◆ Directions:
Exactly the lines from the one containing "Write a LaTeX" through the one containing "(1637,486) -- cycle;" are to be returned, please, without any pictures.

◆ Provided data:
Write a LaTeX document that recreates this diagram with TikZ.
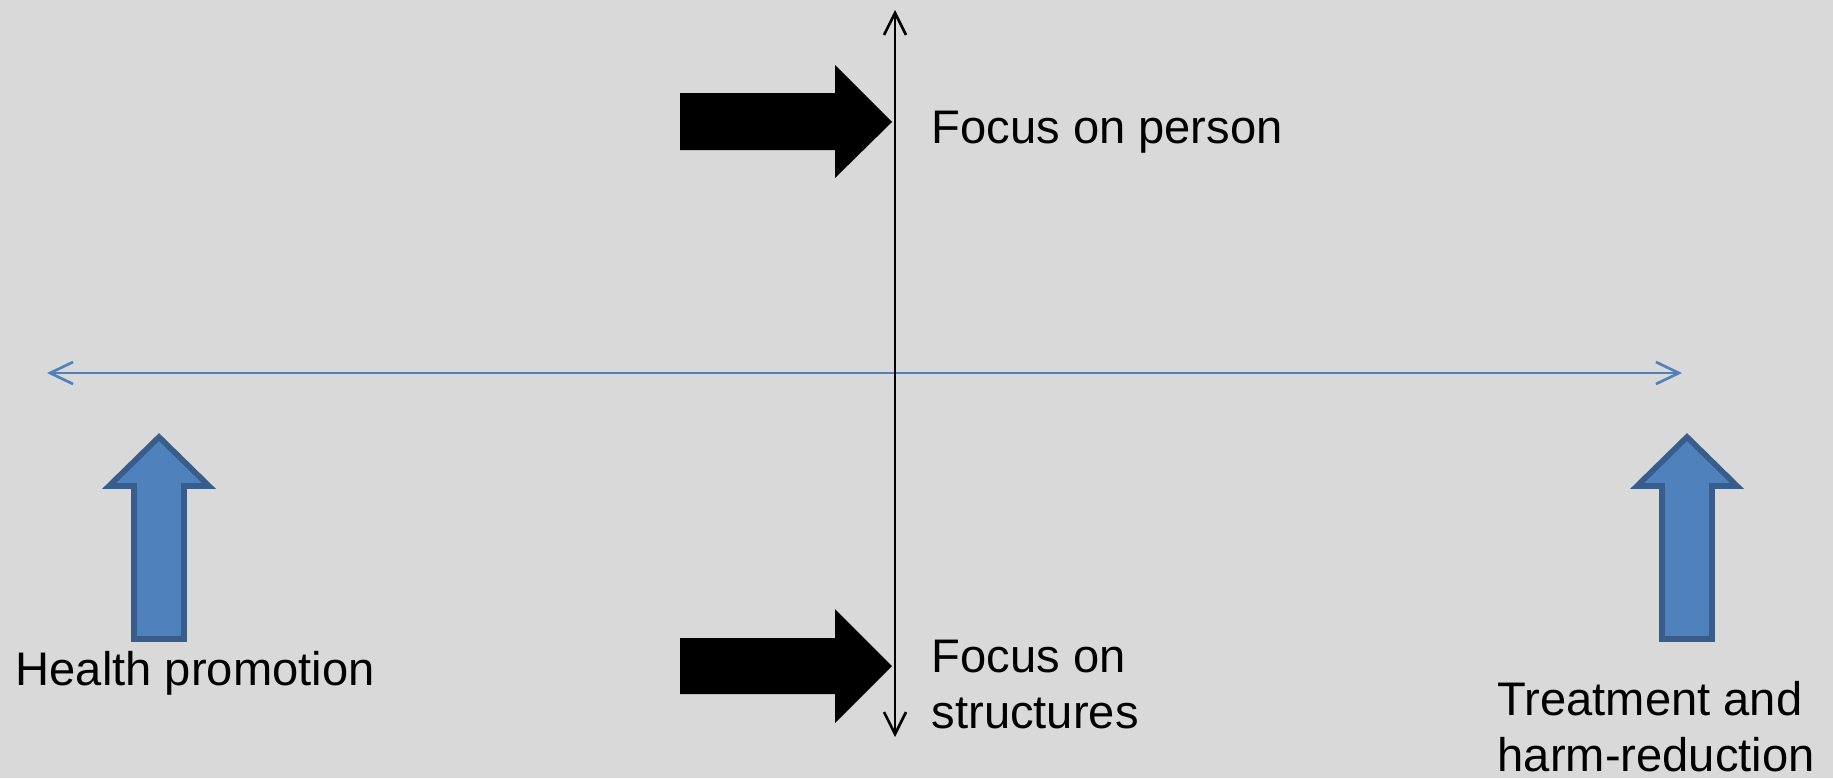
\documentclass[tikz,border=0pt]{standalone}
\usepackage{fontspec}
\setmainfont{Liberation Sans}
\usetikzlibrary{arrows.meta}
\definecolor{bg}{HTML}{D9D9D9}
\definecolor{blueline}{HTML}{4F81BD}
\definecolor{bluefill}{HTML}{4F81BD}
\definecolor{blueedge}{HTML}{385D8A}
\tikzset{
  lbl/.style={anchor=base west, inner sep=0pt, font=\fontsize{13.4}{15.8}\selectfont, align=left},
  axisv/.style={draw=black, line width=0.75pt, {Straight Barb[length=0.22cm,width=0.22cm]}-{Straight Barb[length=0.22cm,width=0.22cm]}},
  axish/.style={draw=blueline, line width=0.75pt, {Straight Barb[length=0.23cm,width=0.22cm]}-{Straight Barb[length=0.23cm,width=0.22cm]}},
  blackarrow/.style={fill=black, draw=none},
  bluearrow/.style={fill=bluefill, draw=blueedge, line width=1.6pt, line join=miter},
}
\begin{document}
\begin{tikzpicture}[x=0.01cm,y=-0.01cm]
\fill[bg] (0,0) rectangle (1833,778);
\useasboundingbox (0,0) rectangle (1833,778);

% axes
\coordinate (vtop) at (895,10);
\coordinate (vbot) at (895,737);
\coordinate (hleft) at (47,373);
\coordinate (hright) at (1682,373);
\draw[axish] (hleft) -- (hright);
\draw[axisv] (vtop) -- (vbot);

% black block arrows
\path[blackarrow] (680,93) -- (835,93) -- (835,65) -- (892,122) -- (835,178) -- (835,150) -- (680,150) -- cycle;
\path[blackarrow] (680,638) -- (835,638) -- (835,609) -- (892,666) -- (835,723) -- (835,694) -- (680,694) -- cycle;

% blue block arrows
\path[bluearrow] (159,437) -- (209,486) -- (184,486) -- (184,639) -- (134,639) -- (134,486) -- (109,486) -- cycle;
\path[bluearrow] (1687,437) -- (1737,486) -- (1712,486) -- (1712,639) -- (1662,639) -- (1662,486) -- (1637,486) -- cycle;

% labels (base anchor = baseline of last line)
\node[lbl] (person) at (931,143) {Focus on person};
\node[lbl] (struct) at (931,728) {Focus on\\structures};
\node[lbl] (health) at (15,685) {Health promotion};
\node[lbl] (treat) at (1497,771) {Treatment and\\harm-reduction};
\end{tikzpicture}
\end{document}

==

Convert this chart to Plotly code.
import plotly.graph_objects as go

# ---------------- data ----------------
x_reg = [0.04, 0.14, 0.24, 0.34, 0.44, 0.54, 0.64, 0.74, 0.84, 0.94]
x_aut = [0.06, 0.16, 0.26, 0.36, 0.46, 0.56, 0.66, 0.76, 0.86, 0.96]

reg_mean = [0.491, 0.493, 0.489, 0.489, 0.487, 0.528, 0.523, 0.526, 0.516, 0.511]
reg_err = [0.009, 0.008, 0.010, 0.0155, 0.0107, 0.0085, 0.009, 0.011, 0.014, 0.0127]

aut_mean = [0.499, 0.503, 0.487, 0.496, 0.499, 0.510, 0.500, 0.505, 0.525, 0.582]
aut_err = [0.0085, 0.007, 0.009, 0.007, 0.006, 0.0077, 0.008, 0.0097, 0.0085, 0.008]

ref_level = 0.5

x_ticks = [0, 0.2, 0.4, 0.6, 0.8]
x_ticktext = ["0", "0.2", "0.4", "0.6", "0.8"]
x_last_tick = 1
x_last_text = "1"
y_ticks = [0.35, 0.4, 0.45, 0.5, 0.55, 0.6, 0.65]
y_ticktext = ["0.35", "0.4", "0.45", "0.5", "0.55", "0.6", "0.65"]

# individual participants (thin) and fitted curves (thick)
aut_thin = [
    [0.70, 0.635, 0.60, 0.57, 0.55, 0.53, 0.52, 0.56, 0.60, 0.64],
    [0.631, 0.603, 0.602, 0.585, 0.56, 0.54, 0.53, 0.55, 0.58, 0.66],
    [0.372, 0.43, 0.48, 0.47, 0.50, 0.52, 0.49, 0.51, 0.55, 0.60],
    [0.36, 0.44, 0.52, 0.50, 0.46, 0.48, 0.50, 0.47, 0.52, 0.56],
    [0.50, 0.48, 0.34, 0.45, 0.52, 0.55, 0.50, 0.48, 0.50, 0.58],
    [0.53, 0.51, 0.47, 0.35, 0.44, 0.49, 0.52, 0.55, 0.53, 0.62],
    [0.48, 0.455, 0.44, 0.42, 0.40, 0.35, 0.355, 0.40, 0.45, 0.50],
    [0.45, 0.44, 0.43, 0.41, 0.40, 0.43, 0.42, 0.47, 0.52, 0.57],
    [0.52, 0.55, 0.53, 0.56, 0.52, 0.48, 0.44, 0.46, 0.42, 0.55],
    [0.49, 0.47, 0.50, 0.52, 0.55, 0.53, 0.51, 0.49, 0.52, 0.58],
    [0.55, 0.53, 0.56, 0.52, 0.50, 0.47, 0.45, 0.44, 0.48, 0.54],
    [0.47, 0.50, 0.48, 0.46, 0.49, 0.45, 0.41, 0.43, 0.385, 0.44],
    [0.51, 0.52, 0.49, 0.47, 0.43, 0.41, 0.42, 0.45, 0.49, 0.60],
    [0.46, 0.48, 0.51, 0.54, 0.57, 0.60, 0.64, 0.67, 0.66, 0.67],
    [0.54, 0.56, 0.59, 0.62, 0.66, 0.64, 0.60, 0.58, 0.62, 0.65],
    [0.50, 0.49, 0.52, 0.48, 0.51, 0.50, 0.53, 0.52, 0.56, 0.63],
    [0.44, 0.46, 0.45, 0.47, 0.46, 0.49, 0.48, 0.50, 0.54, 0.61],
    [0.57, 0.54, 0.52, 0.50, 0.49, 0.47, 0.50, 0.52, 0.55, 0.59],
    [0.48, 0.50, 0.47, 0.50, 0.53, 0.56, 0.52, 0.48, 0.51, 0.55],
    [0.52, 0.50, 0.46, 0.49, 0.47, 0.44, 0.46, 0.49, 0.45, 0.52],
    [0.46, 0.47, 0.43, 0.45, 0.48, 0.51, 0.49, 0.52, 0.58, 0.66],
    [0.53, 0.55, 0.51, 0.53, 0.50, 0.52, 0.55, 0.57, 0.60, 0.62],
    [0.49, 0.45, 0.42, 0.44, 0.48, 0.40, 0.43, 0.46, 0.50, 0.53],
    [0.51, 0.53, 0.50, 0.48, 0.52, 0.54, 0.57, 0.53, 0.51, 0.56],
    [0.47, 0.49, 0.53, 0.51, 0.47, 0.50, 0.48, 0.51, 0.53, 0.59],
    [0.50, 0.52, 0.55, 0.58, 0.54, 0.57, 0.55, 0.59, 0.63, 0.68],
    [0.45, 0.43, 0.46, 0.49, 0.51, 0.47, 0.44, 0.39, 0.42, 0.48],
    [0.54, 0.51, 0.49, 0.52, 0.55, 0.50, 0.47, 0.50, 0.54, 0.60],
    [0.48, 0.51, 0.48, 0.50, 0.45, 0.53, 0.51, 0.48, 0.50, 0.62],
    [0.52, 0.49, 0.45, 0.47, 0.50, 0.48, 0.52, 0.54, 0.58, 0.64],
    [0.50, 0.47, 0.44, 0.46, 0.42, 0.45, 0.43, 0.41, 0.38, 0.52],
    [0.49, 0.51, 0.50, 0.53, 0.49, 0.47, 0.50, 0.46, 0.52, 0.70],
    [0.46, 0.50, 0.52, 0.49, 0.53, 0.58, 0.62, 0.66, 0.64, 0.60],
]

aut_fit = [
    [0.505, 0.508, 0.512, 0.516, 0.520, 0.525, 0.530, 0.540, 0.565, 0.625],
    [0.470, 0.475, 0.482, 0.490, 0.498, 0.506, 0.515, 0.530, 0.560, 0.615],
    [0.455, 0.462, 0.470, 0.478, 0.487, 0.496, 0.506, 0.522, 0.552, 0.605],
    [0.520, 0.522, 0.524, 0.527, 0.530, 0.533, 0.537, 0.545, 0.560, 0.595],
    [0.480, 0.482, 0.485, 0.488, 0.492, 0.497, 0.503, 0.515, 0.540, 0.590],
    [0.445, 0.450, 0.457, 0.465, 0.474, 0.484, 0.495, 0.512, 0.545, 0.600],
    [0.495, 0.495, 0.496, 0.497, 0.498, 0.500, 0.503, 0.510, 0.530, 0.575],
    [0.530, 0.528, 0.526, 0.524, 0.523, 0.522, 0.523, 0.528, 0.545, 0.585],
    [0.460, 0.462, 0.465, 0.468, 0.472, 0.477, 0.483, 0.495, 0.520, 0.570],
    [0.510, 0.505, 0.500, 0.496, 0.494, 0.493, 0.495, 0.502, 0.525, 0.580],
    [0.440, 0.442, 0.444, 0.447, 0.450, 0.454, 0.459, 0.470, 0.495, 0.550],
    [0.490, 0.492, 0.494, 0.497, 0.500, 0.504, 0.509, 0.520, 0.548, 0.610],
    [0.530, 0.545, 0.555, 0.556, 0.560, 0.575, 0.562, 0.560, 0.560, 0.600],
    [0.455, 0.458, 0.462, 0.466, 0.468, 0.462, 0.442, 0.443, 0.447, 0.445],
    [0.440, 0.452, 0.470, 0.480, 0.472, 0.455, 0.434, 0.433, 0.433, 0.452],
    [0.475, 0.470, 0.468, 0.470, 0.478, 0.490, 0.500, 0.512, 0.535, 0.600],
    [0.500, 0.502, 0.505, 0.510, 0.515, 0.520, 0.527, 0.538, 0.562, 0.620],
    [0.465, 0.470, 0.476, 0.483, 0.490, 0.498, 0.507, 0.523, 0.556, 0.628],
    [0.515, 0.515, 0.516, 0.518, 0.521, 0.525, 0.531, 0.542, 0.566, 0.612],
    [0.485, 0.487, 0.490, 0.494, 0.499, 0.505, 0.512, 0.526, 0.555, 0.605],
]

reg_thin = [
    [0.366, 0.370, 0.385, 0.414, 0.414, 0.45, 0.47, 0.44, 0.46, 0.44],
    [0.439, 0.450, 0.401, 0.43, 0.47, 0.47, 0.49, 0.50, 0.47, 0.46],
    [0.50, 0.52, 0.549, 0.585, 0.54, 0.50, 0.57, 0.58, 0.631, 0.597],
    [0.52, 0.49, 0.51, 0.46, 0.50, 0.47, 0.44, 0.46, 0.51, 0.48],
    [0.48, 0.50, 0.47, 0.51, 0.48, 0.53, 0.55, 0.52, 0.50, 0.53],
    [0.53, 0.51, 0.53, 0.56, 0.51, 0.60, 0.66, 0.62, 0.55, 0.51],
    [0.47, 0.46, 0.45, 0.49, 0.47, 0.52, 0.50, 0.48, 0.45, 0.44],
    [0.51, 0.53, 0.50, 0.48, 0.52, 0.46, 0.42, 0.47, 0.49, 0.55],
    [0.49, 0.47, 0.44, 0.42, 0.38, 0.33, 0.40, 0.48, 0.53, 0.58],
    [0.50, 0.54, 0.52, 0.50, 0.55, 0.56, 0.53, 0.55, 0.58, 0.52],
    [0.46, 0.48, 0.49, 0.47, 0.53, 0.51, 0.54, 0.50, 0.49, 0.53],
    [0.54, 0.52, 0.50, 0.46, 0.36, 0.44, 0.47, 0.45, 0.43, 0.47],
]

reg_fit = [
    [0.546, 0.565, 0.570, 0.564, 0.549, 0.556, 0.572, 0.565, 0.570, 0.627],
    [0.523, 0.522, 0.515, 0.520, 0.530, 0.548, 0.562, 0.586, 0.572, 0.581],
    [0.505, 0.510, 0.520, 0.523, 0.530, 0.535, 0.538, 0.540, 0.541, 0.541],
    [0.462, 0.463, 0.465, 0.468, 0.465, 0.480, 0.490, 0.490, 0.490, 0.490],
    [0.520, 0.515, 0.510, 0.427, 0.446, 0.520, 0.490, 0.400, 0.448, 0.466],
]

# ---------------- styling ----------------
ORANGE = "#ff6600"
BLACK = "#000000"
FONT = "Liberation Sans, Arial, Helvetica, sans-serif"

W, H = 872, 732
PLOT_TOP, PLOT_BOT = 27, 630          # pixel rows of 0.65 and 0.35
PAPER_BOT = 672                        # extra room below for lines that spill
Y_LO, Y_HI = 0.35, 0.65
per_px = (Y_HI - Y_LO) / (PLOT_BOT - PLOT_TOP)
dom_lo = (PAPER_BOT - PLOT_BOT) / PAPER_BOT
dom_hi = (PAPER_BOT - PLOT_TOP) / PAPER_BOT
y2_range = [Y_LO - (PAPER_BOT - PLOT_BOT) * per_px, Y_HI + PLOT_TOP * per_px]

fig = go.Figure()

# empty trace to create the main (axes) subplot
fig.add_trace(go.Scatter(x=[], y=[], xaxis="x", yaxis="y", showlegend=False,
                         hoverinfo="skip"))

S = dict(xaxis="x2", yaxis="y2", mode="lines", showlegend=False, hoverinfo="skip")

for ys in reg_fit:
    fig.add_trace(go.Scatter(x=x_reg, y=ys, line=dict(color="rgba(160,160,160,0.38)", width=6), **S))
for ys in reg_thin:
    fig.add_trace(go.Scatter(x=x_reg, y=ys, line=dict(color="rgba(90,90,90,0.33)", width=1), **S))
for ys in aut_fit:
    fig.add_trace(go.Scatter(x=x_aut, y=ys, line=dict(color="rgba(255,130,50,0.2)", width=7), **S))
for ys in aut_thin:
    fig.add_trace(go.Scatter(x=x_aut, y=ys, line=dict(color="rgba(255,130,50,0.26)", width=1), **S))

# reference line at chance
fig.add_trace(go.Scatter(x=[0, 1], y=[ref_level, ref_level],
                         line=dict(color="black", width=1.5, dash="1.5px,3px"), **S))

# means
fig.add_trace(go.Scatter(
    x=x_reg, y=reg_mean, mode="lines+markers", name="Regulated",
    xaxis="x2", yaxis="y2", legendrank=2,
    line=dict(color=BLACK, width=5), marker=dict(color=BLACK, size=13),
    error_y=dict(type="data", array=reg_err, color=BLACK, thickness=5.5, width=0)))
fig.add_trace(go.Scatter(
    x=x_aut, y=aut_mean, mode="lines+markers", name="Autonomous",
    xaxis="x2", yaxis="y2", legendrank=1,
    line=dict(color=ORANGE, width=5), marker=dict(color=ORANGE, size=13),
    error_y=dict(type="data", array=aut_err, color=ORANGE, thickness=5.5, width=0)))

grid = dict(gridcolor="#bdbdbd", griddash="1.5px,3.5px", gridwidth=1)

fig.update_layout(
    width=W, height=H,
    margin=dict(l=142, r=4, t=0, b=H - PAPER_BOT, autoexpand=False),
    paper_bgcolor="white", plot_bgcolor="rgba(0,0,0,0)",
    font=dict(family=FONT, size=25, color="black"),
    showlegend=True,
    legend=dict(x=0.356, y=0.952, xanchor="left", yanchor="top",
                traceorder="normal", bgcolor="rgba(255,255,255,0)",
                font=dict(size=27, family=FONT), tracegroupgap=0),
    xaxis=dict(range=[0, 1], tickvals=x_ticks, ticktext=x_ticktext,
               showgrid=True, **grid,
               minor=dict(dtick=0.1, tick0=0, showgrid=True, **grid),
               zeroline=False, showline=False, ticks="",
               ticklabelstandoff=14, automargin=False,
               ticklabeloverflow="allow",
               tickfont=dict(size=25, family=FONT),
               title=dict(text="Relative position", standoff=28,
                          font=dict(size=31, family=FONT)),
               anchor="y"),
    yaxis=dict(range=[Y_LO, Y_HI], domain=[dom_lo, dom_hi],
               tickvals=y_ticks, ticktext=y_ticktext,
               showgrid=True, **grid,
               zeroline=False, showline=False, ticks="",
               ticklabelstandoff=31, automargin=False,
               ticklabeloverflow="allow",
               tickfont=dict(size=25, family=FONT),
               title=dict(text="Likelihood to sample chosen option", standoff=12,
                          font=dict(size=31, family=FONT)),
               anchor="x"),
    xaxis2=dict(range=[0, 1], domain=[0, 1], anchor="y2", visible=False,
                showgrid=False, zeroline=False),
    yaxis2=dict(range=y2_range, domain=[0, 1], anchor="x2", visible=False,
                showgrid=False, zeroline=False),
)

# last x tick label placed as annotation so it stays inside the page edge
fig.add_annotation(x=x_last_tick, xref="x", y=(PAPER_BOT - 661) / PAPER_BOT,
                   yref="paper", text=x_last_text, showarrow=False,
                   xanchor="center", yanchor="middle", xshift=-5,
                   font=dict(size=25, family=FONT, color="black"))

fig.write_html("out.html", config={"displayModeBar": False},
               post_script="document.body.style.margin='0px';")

◆ Completed exercise:
Write a LaTeX document that recreates this diagram with TikZ.
\documentclass[tikz,border=0pt]{standalone}
\usepackage{fontspec}
\setmainfont{Liberation Sans}
\usetikzlibrary{arrows.meta}
\definecolor{bg}{HTML}{D9D9D9}
\definecolor{blueline}{HTML}{4F81BD}
\definecolor{bluefill}{HTML}{4F81BD}
\definecolor{blueedge}{HTML}{385D8A}
\tikzset{
  lbl/.style={anchor=base west, inner sep=0pt, font=\fontsize{13.4}{15.8}\selectfont, align=left},
  axisv/.style={draw=black, line width=0.75pt, {Straight Barb[length=0.22cm,width=0.22cm]}-{Straight Barb[length=0.22cm,width=0.22cm]}},
  axish/.style={draw=blueline, line width=0.75pt, {Straight Barb[length=0.23cm,width=0.22cm]}-{Straight Barb[length=0.23cm,width=0.22cm]}},
  blackarrow/.style={fill=black, draw=none},
  bluearrow/.style={fill=bluefill, draw=blueedge, line width=1.6pt, line join=miter},
}
\begin{document}
\begin{tikzpicture}[x=0.01cm,y=-0.01cm]
\fill[bg] (0,0) rectangle (1833,778);
\useasboundingbox (0,0) rectangle (1833,778);

% axes
\coordinate (vtop) at (895,10);
\coordinate (vbot) at (895,737);
\coordinate (hleft) at (47,373);
\coordinate (hright) at (1682,373);
\draw[axish] (hleft) -- (hright);
\draw[axisv] (vtop) -- (vbot);

% black block arrows
\path[blackarrow] (680,93) -- (835,93) -- (835,65) -- (892,122) -- (835,178) -- (835,150) -- (680,150) -- cycle;
\path[blackarrow] (680,638) -- (835,638) -- (835,609) -- (892,666) -- (835,723) -- (835,694) -- (680,694) -- cycle;

% blue block arrows
\path[bluearrow] (159,437) -- (209,486) -- (184,486) -- (184,639) -- (134,639) -- (134,486) -- (109,486) -- cycle;
\path[bluearrow] (1687,437) -- (1737,486) -- (1712,486) -- (1712,639) -- (1662,639) -- (1662,486) -- (1637,486) -- cycle;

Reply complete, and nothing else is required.